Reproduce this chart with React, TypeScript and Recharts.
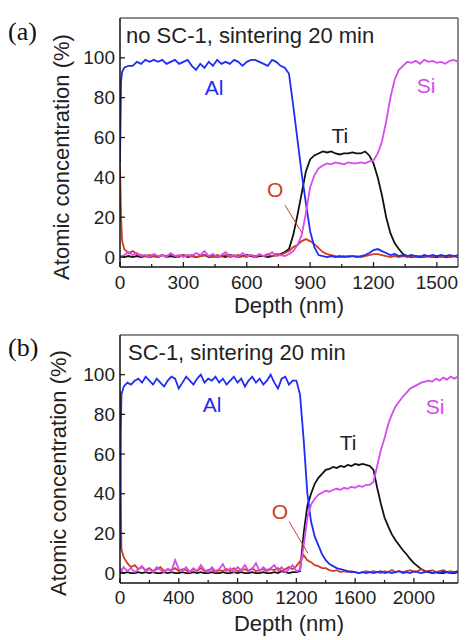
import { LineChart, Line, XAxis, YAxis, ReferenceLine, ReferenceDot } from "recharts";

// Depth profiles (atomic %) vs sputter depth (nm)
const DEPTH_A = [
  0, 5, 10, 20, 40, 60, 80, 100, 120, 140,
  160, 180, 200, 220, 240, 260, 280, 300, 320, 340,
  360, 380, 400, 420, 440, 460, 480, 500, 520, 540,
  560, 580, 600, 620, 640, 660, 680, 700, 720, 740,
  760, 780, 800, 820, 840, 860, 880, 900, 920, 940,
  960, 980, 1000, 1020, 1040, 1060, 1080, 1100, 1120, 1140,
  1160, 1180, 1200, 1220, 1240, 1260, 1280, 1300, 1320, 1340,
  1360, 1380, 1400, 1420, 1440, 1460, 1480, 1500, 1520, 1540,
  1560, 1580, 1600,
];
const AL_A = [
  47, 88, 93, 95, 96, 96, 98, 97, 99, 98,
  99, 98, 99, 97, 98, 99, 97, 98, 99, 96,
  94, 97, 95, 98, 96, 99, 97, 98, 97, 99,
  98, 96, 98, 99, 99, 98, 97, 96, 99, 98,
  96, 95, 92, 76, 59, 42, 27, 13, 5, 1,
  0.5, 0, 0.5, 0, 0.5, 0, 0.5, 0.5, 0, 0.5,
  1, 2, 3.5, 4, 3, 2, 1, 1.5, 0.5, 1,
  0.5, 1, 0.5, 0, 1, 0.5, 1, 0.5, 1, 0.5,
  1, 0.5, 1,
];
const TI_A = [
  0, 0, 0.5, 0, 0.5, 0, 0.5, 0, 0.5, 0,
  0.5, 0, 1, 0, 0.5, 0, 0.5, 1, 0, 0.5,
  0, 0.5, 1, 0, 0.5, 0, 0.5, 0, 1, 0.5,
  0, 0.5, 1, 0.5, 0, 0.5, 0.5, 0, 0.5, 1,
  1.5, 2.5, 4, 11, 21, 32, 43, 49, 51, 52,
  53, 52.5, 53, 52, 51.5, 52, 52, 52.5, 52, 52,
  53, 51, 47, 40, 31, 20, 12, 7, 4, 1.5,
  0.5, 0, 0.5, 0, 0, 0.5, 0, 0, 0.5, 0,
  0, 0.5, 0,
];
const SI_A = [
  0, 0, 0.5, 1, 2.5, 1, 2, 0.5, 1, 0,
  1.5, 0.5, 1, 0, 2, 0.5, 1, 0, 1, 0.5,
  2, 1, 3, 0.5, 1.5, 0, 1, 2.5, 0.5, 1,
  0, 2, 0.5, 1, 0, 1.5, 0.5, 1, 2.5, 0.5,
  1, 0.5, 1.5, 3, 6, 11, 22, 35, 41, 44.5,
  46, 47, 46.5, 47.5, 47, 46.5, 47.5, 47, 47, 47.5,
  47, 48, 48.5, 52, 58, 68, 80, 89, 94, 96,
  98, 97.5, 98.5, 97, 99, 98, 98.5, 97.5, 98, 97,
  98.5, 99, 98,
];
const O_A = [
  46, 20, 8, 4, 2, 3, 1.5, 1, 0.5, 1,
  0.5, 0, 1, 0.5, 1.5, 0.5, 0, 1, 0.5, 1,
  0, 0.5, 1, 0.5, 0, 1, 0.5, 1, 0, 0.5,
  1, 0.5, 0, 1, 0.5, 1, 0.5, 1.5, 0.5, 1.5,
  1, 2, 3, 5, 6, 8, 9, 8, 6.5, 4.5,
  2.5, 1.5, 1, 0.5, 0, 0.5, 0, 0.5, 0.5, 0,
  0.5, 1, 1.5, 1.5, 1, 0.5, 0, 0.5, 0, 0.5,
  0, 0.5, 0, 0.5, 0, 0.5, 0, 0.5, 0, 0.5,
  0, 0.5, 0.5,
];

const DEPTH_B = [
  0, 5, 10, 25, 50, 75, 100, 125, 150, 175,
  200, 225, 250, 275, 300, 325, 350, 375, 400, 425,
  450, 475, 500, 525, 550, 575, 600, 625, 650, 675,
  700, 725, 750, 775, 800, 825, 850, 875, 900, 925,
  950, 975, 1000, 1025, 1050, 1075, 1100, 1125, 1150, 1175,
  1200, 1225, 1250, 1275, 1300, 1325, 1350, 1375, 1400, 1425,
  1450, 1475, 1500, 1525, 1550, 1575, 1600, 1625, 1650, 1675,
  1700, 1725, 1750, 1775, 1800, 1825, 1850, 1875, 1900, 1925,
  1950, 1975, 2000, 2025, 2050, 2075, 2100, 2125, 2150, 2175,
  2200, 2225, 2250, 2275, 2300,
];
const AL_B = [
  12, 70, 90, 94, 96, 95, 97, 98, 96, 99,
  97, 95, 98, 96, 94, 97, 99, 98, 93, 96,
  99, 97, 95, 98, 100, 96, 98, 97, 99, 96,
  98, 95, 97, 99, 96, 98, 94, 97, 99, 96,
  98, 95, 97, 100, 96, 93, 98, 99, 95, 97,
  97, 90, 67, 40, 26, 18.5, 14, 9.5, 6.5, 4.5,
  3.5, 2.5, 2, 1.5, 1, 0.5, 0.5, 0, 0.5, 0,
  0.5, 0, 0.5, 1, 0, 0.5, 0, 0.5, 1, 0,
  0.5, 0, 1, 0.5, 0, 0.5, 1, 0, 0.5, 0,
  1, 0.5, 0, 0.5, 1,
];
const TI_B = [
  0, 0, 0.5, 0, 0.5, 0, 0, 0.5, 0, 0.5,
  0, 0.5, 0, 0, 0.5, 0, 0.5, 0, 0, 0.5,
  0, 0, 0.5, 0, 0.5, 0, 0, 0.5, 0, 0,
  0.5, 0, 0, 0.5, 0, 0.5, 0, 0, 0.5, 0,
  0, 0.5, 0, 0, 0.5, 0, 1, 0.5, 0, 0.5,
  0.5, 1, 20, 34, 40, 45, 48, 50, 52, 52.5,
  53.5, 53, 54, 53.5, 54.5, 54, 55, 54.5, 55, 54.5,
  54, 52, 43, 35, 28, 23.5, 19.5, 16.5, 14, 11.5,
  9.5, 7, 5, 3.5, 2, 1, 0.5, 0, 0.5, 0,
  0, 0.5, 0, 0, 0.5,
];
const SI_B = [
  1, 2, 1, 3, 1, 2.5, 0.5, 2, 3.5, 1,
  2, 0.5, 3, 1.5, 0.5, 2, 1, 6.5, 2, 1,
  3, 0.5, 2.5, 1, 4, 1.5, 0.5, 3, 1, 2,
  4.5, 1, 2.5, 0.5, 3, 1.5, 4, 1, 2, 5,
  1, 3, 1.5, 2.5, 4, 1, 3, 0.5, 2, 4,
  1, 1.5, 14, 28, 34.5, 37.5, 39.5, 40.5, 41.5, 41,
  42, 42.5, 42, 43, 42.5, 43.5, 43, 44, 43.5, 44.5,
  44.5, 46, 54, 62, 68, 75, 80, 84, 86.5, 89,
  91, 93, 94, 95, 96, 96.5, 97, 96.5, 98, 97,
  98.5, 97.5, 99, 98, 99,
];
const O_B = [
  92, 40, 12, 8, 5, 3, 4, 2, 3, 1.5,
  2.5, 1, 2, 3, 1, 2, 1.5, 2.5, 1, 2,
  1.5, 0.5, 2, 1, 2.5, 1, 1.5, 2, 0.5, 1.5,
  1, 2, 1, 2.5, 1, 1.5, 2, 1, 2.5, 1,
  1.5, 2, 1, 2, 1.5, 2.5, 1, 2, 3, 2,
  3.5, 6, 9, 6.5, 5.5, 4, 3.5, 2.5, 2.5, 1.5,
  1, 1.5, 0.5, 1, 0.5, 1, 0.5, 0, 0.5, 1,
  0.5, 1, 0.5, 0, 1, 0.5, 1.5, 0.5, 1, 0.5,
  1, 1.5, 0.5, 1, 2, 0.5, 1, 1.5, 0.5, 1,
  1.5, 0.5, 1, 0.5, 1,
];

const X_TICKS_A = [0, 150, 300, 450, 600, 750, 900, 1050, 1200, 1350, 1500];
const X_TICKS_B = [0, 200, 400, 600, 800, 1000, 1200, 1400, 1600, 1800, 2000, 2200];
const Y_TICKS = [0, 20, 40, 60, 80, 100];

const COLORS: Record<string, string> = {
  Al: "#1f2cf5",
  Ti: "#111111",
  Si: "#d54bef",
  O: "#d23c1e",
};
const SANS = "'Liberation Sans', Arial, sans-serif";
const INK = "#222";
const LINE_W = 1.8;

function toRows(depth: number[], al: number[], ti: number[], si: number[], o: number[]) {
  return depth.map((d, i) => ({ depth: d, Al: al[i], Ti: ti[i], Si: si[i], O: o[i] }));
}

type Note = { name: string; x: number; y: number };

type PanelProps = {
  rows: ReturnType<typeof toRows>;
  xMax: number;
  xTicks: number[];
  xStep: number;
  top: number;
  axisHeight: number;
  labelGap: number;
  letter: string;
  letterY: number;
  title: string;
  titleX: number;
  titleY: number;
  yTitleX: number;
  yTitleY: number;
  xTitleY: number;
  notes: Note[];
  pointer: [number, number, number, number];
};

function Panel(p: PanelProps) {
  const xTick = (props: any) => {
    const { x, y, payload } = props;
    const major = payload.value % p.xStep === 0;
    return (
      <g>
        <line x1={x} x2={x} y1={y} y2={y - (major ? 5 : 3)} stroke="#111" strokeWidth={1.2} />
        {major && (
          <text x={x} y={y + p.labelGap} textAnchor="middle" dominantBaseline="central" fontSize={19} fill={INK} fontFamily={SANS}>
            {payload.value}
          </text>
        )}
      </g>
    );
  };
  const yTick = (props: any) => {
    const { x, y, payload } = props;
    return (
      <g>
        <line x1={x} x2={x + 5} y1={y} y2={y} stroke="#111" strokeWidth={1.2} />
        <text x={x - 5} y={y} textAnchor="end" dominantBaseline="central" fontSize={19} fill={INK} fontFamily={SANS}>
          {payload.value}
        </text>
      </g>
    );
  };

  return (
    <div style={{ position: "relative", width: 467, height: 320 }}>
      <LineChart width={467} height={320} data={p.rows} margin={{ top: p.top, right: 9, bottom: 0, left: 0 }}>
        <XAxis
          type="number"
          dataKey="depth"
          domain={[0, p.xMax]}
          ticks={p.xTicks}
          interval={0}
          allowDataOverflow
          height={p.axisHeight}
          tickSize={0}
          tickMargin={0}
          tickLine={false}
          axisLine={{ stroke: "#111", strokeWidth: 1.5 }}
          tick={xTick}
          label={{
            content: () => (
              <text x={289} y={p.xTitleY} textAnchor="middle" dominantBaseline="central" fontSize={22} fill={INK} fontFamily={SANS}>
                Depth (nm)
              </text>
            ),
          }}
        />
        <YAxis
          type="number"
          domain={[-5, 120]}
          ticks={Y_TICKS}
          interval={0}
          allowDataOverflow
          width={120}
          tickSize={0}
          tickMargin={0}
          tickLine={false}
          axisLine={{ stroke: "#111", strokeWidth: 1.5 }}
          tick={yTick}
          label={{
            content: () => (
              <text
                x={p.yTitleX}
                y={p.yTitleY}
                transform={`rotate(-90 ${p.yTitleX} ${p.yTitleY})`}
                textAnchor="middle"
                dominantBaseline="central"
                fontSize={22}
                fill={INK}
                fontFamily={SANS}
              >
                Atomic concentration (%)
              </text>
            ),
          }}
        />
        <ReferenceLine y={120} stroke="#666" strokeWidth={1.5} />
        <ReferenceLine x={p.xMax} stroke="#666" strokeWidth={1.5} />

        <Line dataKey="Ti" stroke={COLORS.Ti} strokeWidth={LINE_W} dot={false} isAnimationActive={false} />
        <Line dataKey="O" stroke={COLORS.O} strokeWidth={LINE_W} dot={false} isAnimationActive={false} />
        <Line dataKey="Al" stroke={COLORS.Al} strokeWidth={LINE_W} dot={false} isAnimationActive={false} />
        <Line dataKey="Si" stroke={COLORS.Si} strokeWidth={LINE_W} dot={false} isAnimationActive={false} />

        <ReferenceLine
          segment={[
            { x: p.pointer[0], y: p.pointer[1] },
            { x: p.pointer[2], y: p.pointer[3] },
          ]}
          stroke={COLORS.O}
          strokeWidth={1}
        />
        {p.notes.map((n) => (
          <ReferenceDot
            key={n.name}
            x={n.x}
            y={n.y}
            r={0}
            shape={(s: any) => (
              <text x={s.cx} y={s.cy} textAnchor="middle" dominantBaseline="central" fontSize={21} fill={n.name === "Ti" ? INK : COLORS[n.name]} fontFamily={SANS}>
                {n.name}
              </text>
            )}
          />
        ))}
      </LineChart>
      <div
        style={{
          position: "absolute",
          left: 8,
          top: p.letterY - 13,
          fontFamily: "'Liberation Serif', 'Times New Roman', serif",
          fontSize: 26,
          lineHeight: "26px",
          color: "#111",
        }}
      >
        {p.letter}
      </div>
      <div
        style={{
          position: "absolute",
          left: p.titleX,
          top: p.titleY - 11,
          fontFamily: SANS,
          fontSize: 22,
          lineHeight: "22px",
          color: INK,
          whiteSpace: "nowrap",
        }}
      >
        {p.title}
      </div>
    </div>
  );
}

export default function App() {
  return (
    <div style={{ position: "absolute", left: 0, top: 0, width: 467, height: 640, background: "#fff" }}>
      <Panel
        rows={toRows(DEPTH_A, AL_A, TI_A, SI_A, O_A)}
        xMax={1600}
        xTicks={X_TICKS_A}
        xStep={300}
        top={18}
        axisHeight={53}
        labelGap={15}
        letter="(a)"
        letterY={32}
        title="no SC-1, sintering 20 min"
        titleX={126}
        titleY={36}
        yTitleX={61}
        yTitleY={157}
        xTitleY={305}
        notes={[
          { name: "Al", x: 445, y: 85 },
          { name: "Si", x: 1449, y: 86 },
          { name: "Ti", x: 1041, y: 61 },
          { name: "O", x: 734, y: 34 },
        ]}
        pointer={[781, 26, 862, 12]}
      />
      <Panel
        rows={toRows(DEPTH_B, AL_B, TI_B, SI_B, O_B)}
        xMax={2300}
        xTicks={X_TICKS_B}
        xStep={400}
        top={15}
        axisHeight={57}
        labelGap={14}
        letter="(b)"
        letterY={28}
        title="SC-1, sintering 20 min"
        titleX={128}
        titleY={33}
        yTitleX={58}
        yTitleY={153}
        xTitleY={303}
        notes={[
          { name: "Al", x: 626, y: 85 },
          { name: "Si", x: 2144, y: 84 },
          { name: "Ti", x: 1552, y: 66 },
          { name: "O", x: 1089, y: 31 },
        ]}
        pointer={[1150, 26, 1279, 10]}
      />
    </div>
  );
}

§

▶ _Aim of the task_
Pictures are excluded: retype only the lines from the beginning of the listing above through the line with "YAxis, ReferenceLine, ReferenceDot", both included.

▶ _Written reply_
Reproduce this chart with React, TypeScript and Recharts.
import { LineChart, Line, XAxis, YAxis, ReferenceLine, ReferenceDot } from "recharts";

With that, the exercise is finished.